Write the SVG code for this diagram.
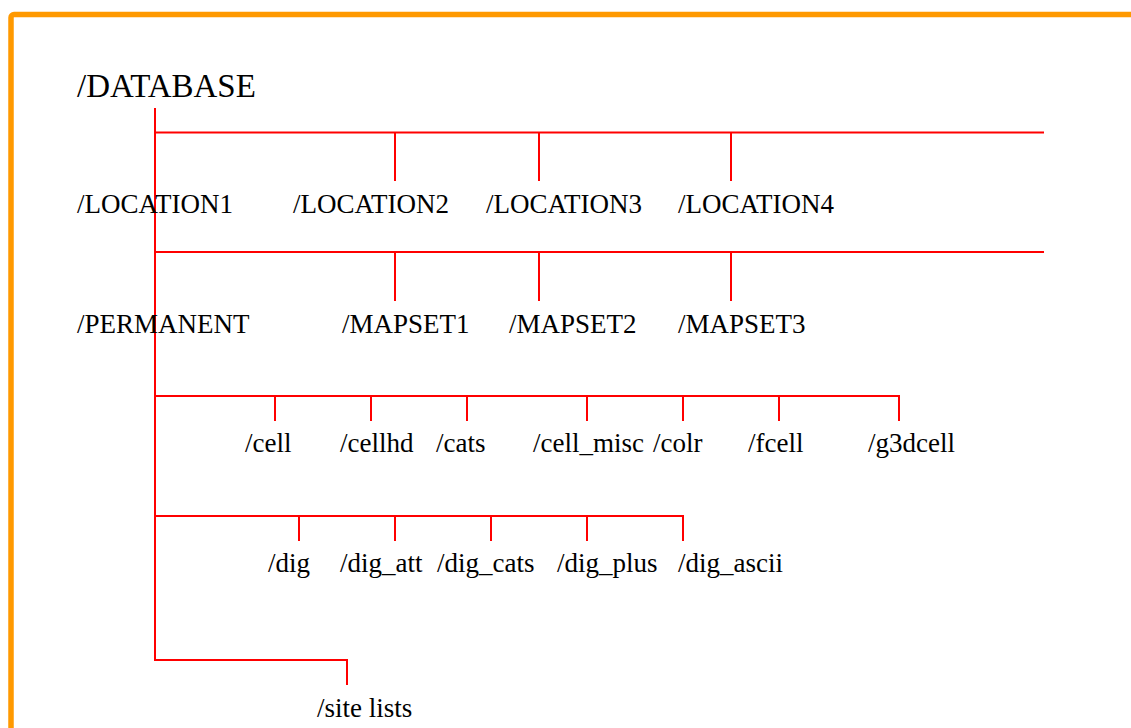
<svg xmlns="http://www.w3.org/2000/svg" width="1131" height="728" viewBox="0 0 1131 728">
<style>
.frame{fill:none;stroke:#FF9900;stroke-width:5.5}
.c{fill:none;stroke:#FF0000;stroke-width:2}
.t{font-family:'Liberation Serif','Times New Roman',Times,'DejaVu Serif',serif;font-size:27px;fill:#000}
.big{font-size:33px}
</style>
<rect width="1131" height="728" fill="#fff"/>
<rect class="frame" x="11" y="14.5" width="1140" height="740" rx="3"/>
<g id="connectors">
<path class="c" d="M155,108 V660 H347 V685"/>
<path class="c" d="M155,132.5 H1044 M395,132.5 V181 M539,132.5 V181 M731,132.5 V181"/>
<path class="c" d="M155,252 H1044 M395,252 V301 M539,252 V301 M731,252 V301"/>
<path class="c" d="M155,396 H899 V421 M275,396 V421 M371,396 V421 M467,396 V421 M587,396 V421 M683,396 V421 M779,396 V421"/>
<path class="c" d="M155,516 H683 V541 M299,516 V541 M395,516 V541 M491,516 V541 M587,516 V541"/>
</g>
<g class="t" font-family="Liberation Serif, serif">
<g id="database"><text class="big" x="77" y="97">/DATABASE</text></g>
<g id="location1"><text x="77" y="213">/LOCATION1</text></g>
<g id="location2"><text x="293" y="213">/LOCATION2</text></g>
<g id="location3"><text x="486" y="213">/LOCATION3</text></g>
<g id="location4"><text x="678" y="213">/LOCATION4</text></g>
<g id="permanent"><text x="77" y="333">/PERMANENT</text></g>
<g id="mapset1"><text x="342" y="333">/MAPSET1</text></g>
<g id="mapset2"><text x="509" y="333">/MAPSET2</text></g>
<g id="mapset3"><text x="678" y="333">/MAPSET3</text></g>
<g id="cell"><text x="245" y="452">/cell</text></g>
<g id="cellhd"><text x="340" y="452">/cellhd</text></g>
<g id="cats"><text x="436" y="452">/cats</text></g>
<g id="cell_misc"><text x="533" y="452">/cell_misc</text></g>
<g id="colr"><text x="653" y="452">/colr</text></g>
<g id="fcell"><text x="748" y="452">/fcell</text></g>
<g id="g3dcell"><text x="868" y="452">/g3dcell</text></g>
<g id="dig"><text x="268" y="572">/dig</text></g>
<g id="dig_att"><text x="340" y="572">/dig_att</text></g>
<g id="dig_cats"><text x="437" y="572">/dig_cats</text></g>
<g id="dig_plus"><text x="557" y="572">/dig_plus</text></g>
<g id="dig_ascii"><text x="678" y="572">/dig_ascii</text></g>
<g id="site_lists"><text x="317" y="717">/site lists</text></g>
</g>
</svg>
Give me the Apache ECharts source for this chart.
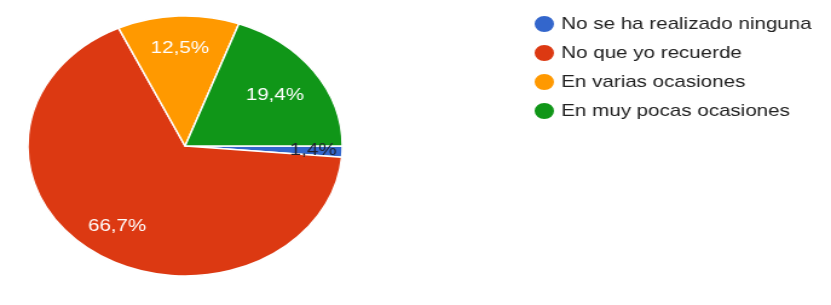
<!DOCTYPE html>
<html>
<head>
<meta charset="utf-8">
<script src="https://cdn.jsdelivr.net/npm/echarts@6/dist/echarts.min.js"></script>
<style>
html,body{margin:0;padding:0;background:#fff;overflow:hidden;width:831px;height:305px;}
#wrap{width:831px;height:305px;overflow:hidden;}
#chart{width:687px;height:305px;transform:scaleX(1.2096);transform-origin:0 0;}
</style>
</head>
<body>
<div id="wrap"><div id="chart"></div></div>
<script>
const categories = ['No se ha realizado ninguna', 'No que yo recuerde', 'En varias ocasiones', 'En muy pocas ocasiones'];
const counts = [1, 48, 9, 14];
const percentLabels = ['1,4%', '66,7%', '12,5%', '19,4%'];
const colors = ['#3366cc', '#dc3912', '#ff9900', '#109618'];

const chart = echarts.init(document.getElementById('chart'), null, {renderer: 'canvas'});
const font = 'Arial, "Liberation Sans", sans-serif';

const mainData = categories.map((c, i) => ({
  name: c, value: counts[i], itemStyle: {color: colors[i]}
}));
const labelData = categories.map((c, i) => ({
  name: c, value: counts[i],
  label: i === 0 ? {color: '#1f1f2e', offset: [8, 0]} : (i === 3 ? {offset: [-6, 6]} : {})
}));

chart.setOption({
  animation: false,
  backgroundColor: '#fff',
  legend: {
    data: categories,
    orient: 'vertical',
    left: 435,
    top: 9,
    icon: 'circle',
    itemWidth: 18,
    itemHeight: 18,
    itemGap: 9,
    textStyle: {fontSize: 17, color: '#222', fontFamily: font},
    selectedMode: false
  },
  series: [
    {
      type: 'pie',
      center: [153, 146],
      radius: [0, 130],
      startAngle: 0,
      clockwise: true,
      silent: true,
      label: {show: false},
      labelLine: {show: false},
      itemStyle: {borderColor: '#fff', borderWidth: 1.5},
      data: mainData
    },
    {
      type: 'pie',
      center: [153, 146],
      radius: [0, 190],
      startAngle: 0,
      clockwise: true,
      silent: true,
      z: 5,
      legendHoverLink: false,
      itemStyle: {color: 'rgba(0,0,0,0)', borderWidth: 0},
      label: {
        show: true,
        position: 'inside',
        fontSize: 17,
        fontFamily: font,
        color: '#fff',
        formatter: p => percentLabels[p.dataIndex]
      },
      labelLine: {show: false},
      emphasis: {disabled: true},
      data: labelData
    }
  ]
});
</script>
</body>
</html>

* * *

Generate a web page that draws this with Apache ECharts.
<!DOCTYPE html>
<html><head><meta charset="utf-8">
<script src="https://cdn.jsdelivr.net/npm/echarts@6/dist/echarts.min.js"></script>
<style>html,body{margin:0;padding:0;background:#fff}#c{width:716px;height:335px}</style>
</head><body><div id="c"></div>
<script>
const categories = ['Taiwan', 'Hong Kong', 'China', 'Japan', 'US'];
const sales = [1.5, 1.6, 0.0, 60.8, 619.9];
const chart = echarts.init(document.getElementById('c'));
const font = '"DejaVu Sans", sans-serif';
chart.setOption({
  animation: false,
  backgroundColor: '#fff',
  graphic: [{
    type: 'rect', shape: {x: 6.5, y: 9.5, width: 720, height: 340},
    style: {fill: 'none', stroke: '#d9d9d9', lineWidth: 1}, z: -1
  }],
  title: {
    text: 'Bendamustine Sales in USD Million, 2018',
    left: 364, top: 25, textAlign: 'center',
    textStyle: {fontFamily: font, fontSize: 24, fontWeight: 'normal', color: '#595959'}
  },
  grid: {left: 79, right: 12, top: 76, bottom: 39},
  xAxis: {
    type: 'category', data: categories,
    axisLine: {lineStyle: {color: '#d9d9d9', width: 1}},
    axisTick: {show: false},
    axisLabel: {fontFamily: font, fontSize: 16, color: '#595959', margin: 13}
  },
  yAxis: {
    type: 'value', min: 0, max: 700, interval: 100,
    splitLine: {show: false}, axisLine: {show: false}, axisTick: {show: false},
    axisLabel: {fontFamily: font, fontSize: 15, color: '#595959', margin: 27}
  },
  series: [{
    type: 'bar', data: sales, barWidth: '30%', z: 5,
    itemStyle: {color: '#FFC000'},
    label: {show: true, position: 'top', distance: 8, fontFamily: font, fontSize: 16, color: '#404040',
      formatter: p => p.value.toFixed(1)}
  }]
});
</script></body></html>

### Goal
From the entries above, copy out every line where the string "this" appears.

### Task answer
Write the SVG code for this diagram.
Give me the Apache ECharts source for this chart.
Generate a web page that draws this with Apache ECharts.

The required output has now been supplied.